Why PEEL? — what it solves
Most weak paragraphs are weak because of structure, not content.
Cambridge mark schemes for both Paper 1 (Reading) and Paper 2 (Directed Writing + Composition) reward "structured", "coherent" and "developed" writing. PEEL is the simplest scaffold that delivers all three.
What goes wrong without it:
- Quote dumping — listing quotes without explanation. Common on Q2.
- Floating ideas — paragraphs that drift between several different points.
- No connection — paragraphs that stand alone, never tied to the bigger argument.

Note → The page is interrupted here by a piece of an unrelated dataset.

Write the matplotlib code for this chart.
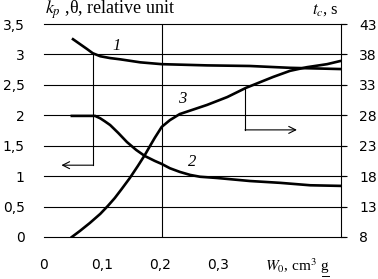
import matplotlib
matplotlib.use("Agg")
import matplotlib.pyplot as plt

plt.rcParams["mathtext.fontset"] = "stix"

# curve 1 (k_p), left axis
x1 = [0.05, 0.062, 0.074, 0.084, 0.097, 0.114, 0.131, 0.166, 0.203, 0.281, 0.355, 0.424, 0.51]
y1 = [3.25, 3.17, 3.09, 3.02, 2.97, 2.94, 2.92, 2.87, 2.84, 2.82, 2.81, 2.78, 2.76]

# curve 2 (theta), left axis
x2 = [0.048, 0.071, 0.088, 0.097, 0.105, 0.114, 0.128, 0.143, 0.159, 0.174, 0.191,
      0.203, 0.217, 0.234, 0.252, 0.269, 0.298, 0.355, 0.407, 0.459, 0.51]
y2 = [1.99, 1.99, 1.99, 1.95, 1.90, 1.84, 1.71, 1.56, 1.43, 1.33, 1.25,
      1.20, 1.13, 1.07, 1.02, 0.99, 0.97, 0.92, 0.89, 0.85, 0.84]

# curve 3 (t_c, s), right axis
x3 = [0.048, 0.062, 0.079, 0.097, 0.110, 0.122, 0.134, 0.148, 0.162, 0.174, 0.183, 0.191,
      0.203, 0.217, 0.234, 0.281, 0.316, 0.348, 0.395, 0.424, 0.453, 0.488, 0.51]
y3 = [8.0, 9.0, 10.3, 11.8, 13.1, 14.4, 15.9, 17.7, 19.7, 21.5, 23.0, 24.3,
      26.1, 27.2, 28.2, 29.7, 31.0, 32.5, 34.3, 35.3, 35.9, 36.4, 36.9]

left_ticks = [0, 0.5, 1, 1.5, 2, 2.5, 3, 3.5]
left_labels = ["0", "0,5", "1", "1,5", "2", "2,5", "3", "3,5"]
right_ticks = [8, 13, 18, 23, 28, 33, 38, 43]
x_ticks = [0, 0.1, 0.2, 0.3]
x_labels = ["0", "0,1", "0,2", "0,3"]
x_grid = [0.203]

fig = plt.figure(figsize=(3.78, 2.79), dpi=100)
ax = fig.add_axes([44 / 378, 1 - 237 / 279, 297 / 378, 213 / 279])
ax.set_xlim(0, 0.512)
ax.set_ylim(0, 3.5)
for s in ["top", "left", "bottom"]:
    ax.spines[s].set_visible(False)
ax.spines["right"].set_linewidth(0.8)

for yv in left_ticks:
    ax.plot([0, 0.519], [yv, yv], color="black", lw=0.8, clip_on=False)
for xv in x_grid:
    ax.axvline(xv, color="black", lw=0.8)

ax.set_yticks(left_ticks)
ax.set_yticklabels(left_labels)
ax.set_xticks(x_ticks)
ax.set_xticklabels(x_labels)
ax.tick_params(axis="y", length=0, pad=14, labelsize=10)
ax.tick_params(axis="x", length=0, pad=15, labelsize=10)

ax.plot(x1, y1, color="black", lw=1.9, solid_joinstyle="round")
ax.plot(x2, y2, color="black", lw=1.9, solid_joinstyle="round")

ax2 = ax.twinx()
ax2.set_ylim(8, 43)
for s in ["top", "left", "bottom", "right"]:
    ax2.spines[s].set_visible(False)
ax2.set_yticks(right_ticks)
ax2.tick_params(axis="y", length=4, width=0.8, pad=9, labelsize=10)
ax2.plot(x3, y3, color="black", lw=1.9, solid_joinstyle="round")

# arrows
ax.plot([0.084, 0.084], [3.0, 1.18], color="black", lw=0.8)
ax.annotate("", xy=(0.03, 1.18), xytext=(0.0845, 1.18),
            arrowprops=dict(arrowstyle="->,head_length=0.5,head_width=0.25", lw=0.8,
                            color="black", shrinkA=0, shrinkB=0))
ax2.plot([0.347, 0.347], [32.4, 25.6], color="black", lw=0.8)
ax2.annotate("", xy=(0.436, 25.6), xytext=(0.3465, 25.6),
             arrowprops=dict(arrowstyle="->,head_length=0.5,head_width=0.25", lw=0.8,
                             color="black", shrinkA=0, shrinkB=0))

# curve numbers
ax.text(0.126, 3.14, "1", fontsize=12, style="italic", family="Liberation Serif", ha="center", va="center")
ax.text(0.255, 1.24, "2", fontsize=12, style="italic", family="Liberation Serif", ha="center", va="center")
ax.text(0.238, 2.26, "3", fontsize=12, style="italic", family="Liberation Serif", ha="center", va="center")

# axis titles
ax.text(0.003, 1.066, r"$k_p$ ,θ, relative unit", transform=ax.transAxes, fontsize=13,
        family="Liberation Serif", ha="left", va="center")
ax.text(0.946, 1.066, r"$t_c$, s", transform=ax.transAxes, fontsize=12,
        family="Liberation Serif", ha="center", va="center")
xl = ax.text(0.744, -0.135, r"$W_0$, cm$^3$ g", transform=ax.transAxes, fontsize=11,
             family="Liberation Serif", ha="left", va="center")
fig.canvas.draw()
bb = xl.get_window_extent().transformed(ax.transAxes.inverted())
ax.plot([bb.x1 - 0.025, bb.x1], [bb.y0 - 0.004, bb.y0 - 0.004], color="black", lw=0.7,
        transform=ax.transAxes, clip_on=False)

fig.savefig("out.png", dpi=100)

- Topic-sentence-free — paragraphs that don't open with a clear claim.
PEEL fixes all four:
| Problem | PEEL fix |
|---|---|
| Quote dumping | The Explain stage is now mandatory. |
| Floating ideas | The Point keeps the paragraph on one claim. |
| No connection | The Link ties paragraphs together. |
| No topic sentence | The Point IS the topic sentence. |
Where to use PEEL:
| Task | Use PEEL? |
|---|---|
| Q1 short answers (1-3 marks) | No — too short. |
| Q1(d) extended explanation (4 marks) | Loose PEEL — Point + Evidence + Explain. Link optional. |
| Q2 Writer's Effect | Yes — full PEEL with strong Explain. |
| Q3 Summary | Loose PEEL — clear topic sentences in own words. |
| Paper 2 Directed Writing | Yes — full PEEL throughout. |
| Paper 2 Composition (narrative/descriptive) | Adapt — narrative uses scenes, not arguments, but topic sentences still help. |
Cambridge tip. Examiner reports for Paper 2 routinely note that "candidates whose paragraphs followed clear structure and progression scored higher than those with stronger ideas but weaker organisation." Structure beats raw content at the borderline.
- Solves quote dumping, floating ideas, and incoherence.
- Mandatory for Q2 and directed writing.
- Loose form for short Q1 answers.
- Structure beats ideas at grade borderlines.